» Information supplied:
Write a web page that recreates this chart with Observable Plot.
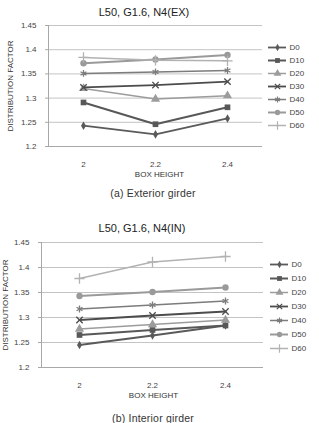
<!DOCTYPE html>
<html>
<head>
<meta charset="utf-8">
<script src="https://cdn.jsdelivr.net/npm/d3@7"></script>
<script src="https://cdn.jsdelivr.net/npm/@observablehq/plot@0.6"></script>
<style>
  body { margin: 0; background: #fff; font-family: "Liberation Sans", Arial, sans-serif; }
  #page { position: relative; width: 319px; height: 423px; overflow: hidden; }
  .abs { position: absolute; }
  .title { font-size: 11px; line-height: 11px; color: #222; white-space: nowrap; transform: translateX(-50%); }
  .caption { font-size: 10.5px; line-height: 11px; color: #333; white-space: nowrap; transform: translateX(-50%); letter-spacing: 0.2px; }
</style>
</head>
<body>
<div id="page"></div>
<script>
// Box heights on the x axis and the series shown in each panel
const boxHeights = ["2", "2.2", "2.4"];
const seriesNames = ["D0", "D10", "D20", "D30", "D40", "D50", "D60"];
const yTicks = [1.2, 1.25, 1.3, 1.35, 1.4, 1.45];

// Exterior girder distribution factors
const extD0  = [1.243, 1.225, 1.258];
const extD10 = [1.291, 1.246, 1.281];
const extD20 = [1.320, 1.298, 1.305];
const extD30 = [1.322, 1.327, 1.334];
const extD40 = [1.351, 1.354, 1.357];
const extD50 = [1.372, 1.380, 1.389];
const extD60 = [1.384, 1.378, 1.377];

// Interior girder distribution factors
const intD0  = [1.245, 1.264, 1.284];
const intD10 = [1.265, 1.275, 1.284];
const intD20 = [1.277, 1.286, 1.295];
const intD30 = [1.295, 1.304, 1.312];
const intD40 = [1.317, 1.325, 1.333];
const intD50 = [1.343, 1.351, 1.360];
const intD60 = [1.378, 1.411, 1.422];

// Series styling
const seriesColors  = ["#5a5a5a", "#585858", "#9c9c9c", "#4c4c4c", "#7c7c7c", "#9a9a9a", "#b2b2b2"];
const seriesSymbols = ["diamond", "square", "triangle", "times", "asterisk", "circle", "plus"];
const seriesWidths  = [1.8, 2.0, 1.5, 1.8, 1.5, 2.0, 1.5];
const seriesRadii   = [2.6, 3.2, 3.4, 3.0, 3.2, 3.2, 3.4];
const strokedSymbols = new Set(["times", "asterisk", "plus"]);

function toRows(valueLists) {
  const rows = [];
  seriesNames.forEach((name, i) => {
    valueLists[i].forEach((v, j) => rows.push({ series: name, box: boxHeights[j], value: v }));
  });
  return rows;
}

const page = document.getElementById("page");
const font = "'Liberation Sans', Arial, sans-serif";

function addText(cls, text, x, y) {
  const d = document.createElement("div");
  d.className = "abs " + cls;
  d.textContent = text;
  d.style.left = x + "px";
  d.style.top = y + "px";
  page.appendChild(d);
}

function drawPanel(cfg) {
  const rows = toRows(cfg.values);
  addText("title", cfg.title, cfg.titleX, cfg.titleY);

  const marks = [
    Plot.gridY(yTicks, { stroke: "#c4c4c4", strokeOpacity: 1, strokeWidth: 1 }),
    Plot.ruleY([1.2], { stroke: "#a8a8a8", strokeWidth: 1 }),
    Plot.axisY({ ticks: yTicks, tickSize: 3, tickPadding: 9, tickFormat: d => String(+d.toFixed(2)),
                 fontSize: 8, fill: "#444", stroke: "#a8a8a8", label: null }),
    Plot.axisX({ tickSize: 0, tickPadding: 15, fontSize: 8, fill: "#444", label: null }),
    Plot.text(["DISTRIBUTION FACTOR"], { frameAnchor: "left", rotate: -90, dx: cfg.yLabelDx,
               textAnchor: "middle", lineAnchor: "middle", fontSize: 8, fill: "#333" }),
    Plot.text(["BOX HEIGHT"], { frameAnchor: "bottom", dy: 28, dx: cfg.xLabelDx,
               textAnchor: "middle", lineAnchor: "middle", fontSize: 8, fill: "#333" })
  ];

  seriesNames.forEach((name, i) => {
    const data = rows.filter(r => r.series === name);
    const sym = seriesSymbols[i];
    const stroked = strokedSymbols.has(sym);
    marks.push(Plot.line(data, { x: "box", y: "value", stroke: seriesColors[i], strokeWidth: seriesWidths[i] }));
    marks.push(Plot.dot(data, {
      x: "box", y: "value", symbol: sym, r: seriesRadii[i],
      fill: stroked ? "none" : seriesColors[i],
      stroke: stroked ? seriesColors[i] : "none",
      strokeWidth: stroked ? 1.3 : 0
    }));
  });

  const chart = Plot.plot({
    width: cfg.width,
    height: cfg.height,
    marginLeft: cfg.frameLeft,
    marginRight: cfg.width - cfg.frameRight,
    marginTop: cfg.frameTop - cfg.top,
    marginBottom: cfg.top + cfg.height - cfg.frameBottom,
    style: { fontFamily: font, background: "transparent", overflow: "visible" },
    x: { type: "point", domain: boxHeights, padding: cfg.padding, axis: null },
    y: { domain: [1.2, 1.45], axis: null },
    marks
  });
  chart.style.position = "absolute";
  chart.style.left = "0px";
  chart.style.top = cfg.top + "px";
  page.appendChild(chart);

  // Left border line of the plotting area
  d3.select(chart).append("line")
    .attr("x1", cfg.frameLeft + 0.5).attr("x2", cfg.frameLeft + 0.5)
    .attr("y1", cfg.frameTop - cfg.top).attr("y2", cfg.frameBottom - cfg.top)
    .attr("stroke", "#a8a8a8");

  // Legend: one row per series with a short line, its marker and the name
  const legendMarks = [];
  seriesNames.forEach((name, i) => {
    const sym = seriesSymbols[i];
    const stroked = strokedSymbols.has(sym);
    legendMarks.push(Plot.ruleY([name], { x1: 0, x2: 1, stroke: seriesColors[i], strokeWidth: seriesWidths[i] }));
    legendMarks.push(Plot.dot([name], {
      x: 0.5, y: d => d, symbol: sym, r: seriesRadii[i] * 0.85,
      fill: stroked ? "none" : seriesColors[i],
      stroke: stroked ? seriesColors[i] : "none",
      strokeWidth: stroked ? 1.2 : 0
    }));
  });
  legendMarks.push(Plot.text(seriesNames, { x: 1, y: d => d, dx: 3, textAnchor: "start", fontSize: 8, fill: "#444" }));

  const legend = Plot.plot({
    width: 53,
    height: cfg.legendHeight,
    marginLeft: 2, marginRight: 33, marginTop: 8, marginBottom: 8,
    style: { fontFamily: font, background: "transparent", overflow: "visible" },
    x: { domain: [0, 1], axis: null },
    y: { type: "point", domain: seriesNames, axis: null },
    marks: legendMarks
  });
  legend.style.position = "absolute";
  legend.style.left = cfg.legendLeft + "px";
  legend.style.top = cfg.legendTop + "px";
  page.appendChild(legend);

  addText("caption", cfg.caption, cfg.captionX, cfg.captionY);
}

drawPanel({
  title: "L50, G1.6, N4(EX)", titleX: 144, titleY: 6.5,
  caption: "(a) Exterior girder", captionX: 153, captionY: 187.5,
  values: [extD0, extD10, extD20, extD30, extD40, extD50, extD60],
  top: 0, width: 266, height: 186,
  frameLeft: 48, frameRight: 262, frameTop: 25, frameBottom: 146,
  padding: 0.47, yLabelDx: -38, xLabelDx: 4,
  legendLeft: 266, legendTop: 29, legendHeight: 113
});

drawPanel({
  title: "L50, G1.6, N4(IN)", titleX: 142, titleY: 223,
  caption: "(b) Interior girder", captionX: 153, captionY: 412.5,
  values: [intD0, intD10, intD20, intD30, intD40, intD50, intD60],
  top: 216, width: 266, height: 194,
  frameLeft: 41, frameRight: 263, frameTop: 242, frameBottom: 367,
  padding: 0.52, yLabelDx: -36, xLabelDx: 1,
  legendLeft: 268, legendTop: 247, legendHeight: 117
});
</script>
</body>
</html>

» Prompt: Repeat the listing above exactly, with no pictures.

» Answer:
Write a web page that recreates this chart with Observable Plot.
<!DOCTYPE html>
<html>
<head>
<meta charset="utf-8">
<script src="https://cdn.jsdelivr.net/npm/d3@7"></script>
<script src="https://cdn.jsdelivr.net/npm/@observablehq/plot@0.6"></script>
<style>
  body { margin: 0; background: #fff; font-family: "Liberation Sans", Arial, sans-serif; }
  #page { position: relative; width: 319px; height: 423px; overflow: hidden; }
  .abs { position: absolute; }
  .title { font-size: 11px; line-height: 11px; color: #222; white-space: nowrap; transform: translateX(-50%); }
  .caption { font-size: 10.5px; line-height: 11px; color: #333; white-space: nowrap; transform: translateX(-50%); letter-spacing: 0.2px; }
</style>
</head>
<body>
<div id="page"></div>
<script>
// Box heights on the x axis and the series shown in each panel
const boxHeights = ["2", "2.2", "2.4"];
const seriesNames = ["D0", "D10", "D20", "D30", "D40", "D50", "D60"];
const yTicks = [1.2, 1.25, 1.3, 1.35, 1.4, 1.45];

// Exterior girder distribution factors
const extD0  = [1.243, 1.225, 1.258];
const extD10 = [1.291, 1.246, 1.281];
const extD20 = [1.320, 1.298, 1.305];
const extD30 = [1.322, 1.327, 1.334];
const extD40 = [1.351, 1.354, 1.357];
const extD50 = [1.372, 1.380, 1.389];
const extD60 = [1.384, 1.378, 1.377];

// Interior girder distribution factors
const intD0  = [1.245, 1.264, 1.284];
const intD10 = [1.265, 1.275, 1.284];
const intD20 = [1.277, 1.286, 1.295];
const intD30 = [1.295, 1.304, 1.312];
const intD40 = [1.317, 1.325, 1.333];
const intD50 = [1.343, 1.351, 1.360];
const intD60 = [1.378, 1.411, 1.422];

// Series styling
const seriesColors  = ["#5a5a5a", "#585858", "#9c9c9c", "#4c4c4c", "#7c7c7c", "#9a9a9a", "#b2b2b2"];
const seriesSymbols = ["diamond", "square", "triangle", "times", "asterisk", "circle", "plus"];
const seriesWidths  = [1.8, 2.0, 1.5, 1.8, 1.5, 2.0, 1.5];
const seriesRadii   = [2.6, 3.2, 3.4, 3.0, 3.2, 3.2, 3.4];
const strokedSymbols = new Set(["times", "asterisk", "plus"]);

function toRows(valueLists) {
  const rows = [];
  seriesNames.forEach((name, i) => {
    valueLists[i].forEach((v, j) => rows.push({ series: name, box: boxHeights[j], value: v }));
  });
  return rows;
}

const page = document.getElementById("page");
const font = "'Liberation Sans', Arial, sans-serif";

function addText(cls, text, x, y) {
  const d = document.createElement("div");
  d.className = "abs " + cls;
  d.textContent = text;
  d.style.left = x + "px";
  d.style.top = y + "px";
  page.appendChild(d);
}

function drawPanel(cfg) {
  const rows = toRows(cfg.values);
  addText("title", cfg.title, cfg.titleX, cfg.titleY);

  const marks = [
    Plot.gridY(yTicks, { stroke: "#c4c4c4", strokeOpacity: 1, strokeWidth: 1 }),
    Plot.ruleY([1.2], { stroke: "#a8a8a8", strokeWidth: 1 }),
    Plot.axisY({ ticks: yTicks, tickSize: 3, tickPadding: 9, tickFormat: d => String(+d.toFixed(2)),
                 fontSize: 8, fill: "#444", stroke: "#a8a8a8", label: null }),
    Plot.axisX({ tickSize: 0, tickPadding: 15, fontSize: 8, fill: "#444", label: null }),
    Plot.text(["DISTRIBUTION FACTOR"], { frameAnchor: "left", rotate: -90, dx: cfg.yLabelDx,
               textAnchor: "middle", lineAnchor: "middle", fontSize: 8, fill: "#333" }),
    Plot.text(["BOX HEIGHT"], { frameAnchor: "bottom", dy: 28, dx: cfg.xLabelDx,
               textAnchor: "middle", lineAnchor: "middle", fontSize: 8, fill: "#333" })
  ];

  seriesNames.forEach((name, i) => {
    const data = rows.filter(r => r.series === name);
    const sym = seriesSymbols[i];
    const stroked = strokedSymbols.has(sym);
    marks.push(Plot.line(data, { x: "box", y: "value", stroke: seriesColors[i], strokeWidth: seriesWidths[i] }));
    marks.push(Plot.dot(data, {
      x: "box", y: "value", symbol: sym, r: seriesRadii[i],
      fill: stroked ? "none" : seriesColors[i],
      stroke: stroked ? seriesColors[i] : "none",
      strokeWidth: stroked ? 1.3 : 0
    }));
  });

  const chart = Plot.plot({
    width: cfg.width,
    height: cfg.height,
    marginLeft: cfg.frameLeft,
    marginRight: cfg.width - cfg.frameRight,
    marginTop: cfg.frameTop - cfg.top,
    marginBottom: cfg.top + cfg.height - cfg.frameBottom,
    style: { fontFamily: font, background: "transparent", overflow: "visible" },
    x: { type: "point", domain: boxHeights, padding: cfg.padding, axis: null },
    y: { domain: [1.2, 1.45], axis: null },
    marks
  });
  chart.style.position = "absolute";
  chart.style.left = "0px";
  chart.style.top = cfg.top + "px";
  page.appendChild(chart);

  // Left border line of the plotting area
  d3.select(chart).append("line")
    .attr("x1", cfg.frameLeft + 0.5).attr("x2", cfg.frameLeft + 0.5)
    .attr("y1", cfg.frameTop - cfg.top).attr("y2", cfg.frameBottom - cfg.top)
    .attr("stroke", "#a8a8a8");

  // Legend: one row per series with a short line, its marker and the name
  const legendMarks = [];
  seriesNames.forEach((name, i) => {
    const sym = seriesSymbols[i];
    const stroked = strokedSymbols.has(sym);
    legendMarks.push(Plot.ruleY([name], { x1: 0, x2: 1, stroke: seriesColors[i], strokeWidth: seriesWidths[i] }));
    legendMarks.push(Plot.dot([name], {
      x: 0.5, y: d => d, symbol: sym, r: seriesRadii[i] * 0.85,
      fill: stroked ? "none" : seriesColors[i],
      stroke: stroked ? seriesColors[i] : "none",
      strokeWidth: stroked ? 1.2 : 0
    }));
  });
  legendMarks.push(Plot.text(seriesNames, { x: 1, y: d => d, dx: 3, textAnchor: "start", fontSize: 8, fill: "#444" }));

  const legend = Plot.plot({
    width: 53,
    height: cfg.legendHeight,
    marginLeft: 2, marginRight: 33, marginTop: 8, marginBottom: 8,
    style: { fontFamily: font, background: "transparent", overflow: "visible" },
    x: { domain: [0, 1], axis: null },
    y: { type: "point", domain: seriesNames, axis: null },
    marks: legendMarks
  });
  legend.style.position = "absolute";
  legend.style.left = cfg.legendLeft + "px";
  legend.style.top = cfg.legendTop + "px";
  page.appendChild(legend);

  addText("caption", cfg.caption, cfg.captionX, cfg.captionY);
}

drawPanel({
  title: "L50, G1.6, N4(EX)", titleX: 144, titleY: 6.5,
  caption: "(a) Exterior girder", captionX: 153, captionY: 187.5,
  values: [extD0, extD10, extD20, extD30, extD40, extD50, extD60],
  top: 0, width: 266, height: 186,
  frameLeft: 48, frameRight: 262, frameTop: 25, frameBottom: 146,
  padding: 0.47, yLabelDx: -38, xLabelDx: 4,
  legendLeft: 266, legendTop: 29, legendHeight: 113
});

drawPanel({
  title: "L50, G1.6, N4(IN)", titleX: 142, titleY: 223,
  caption: "(b) Interior girder", captionX: 153, captionY: 412.5,
  values: [intD0, intD10, intD20, intD30, intD40, intD50, intD60],
  top: 216, width: 266, height: 194,
  frameLeft: 41, frameRight: 263, frameTop: 242, frameBottom: 367,
  padding: 0.52, yLabelDx: -36, xLabelDx: 1,
  legendLeft: 268, legendTop: 247, legendHeight: 117
});
</script>
</body>
</html>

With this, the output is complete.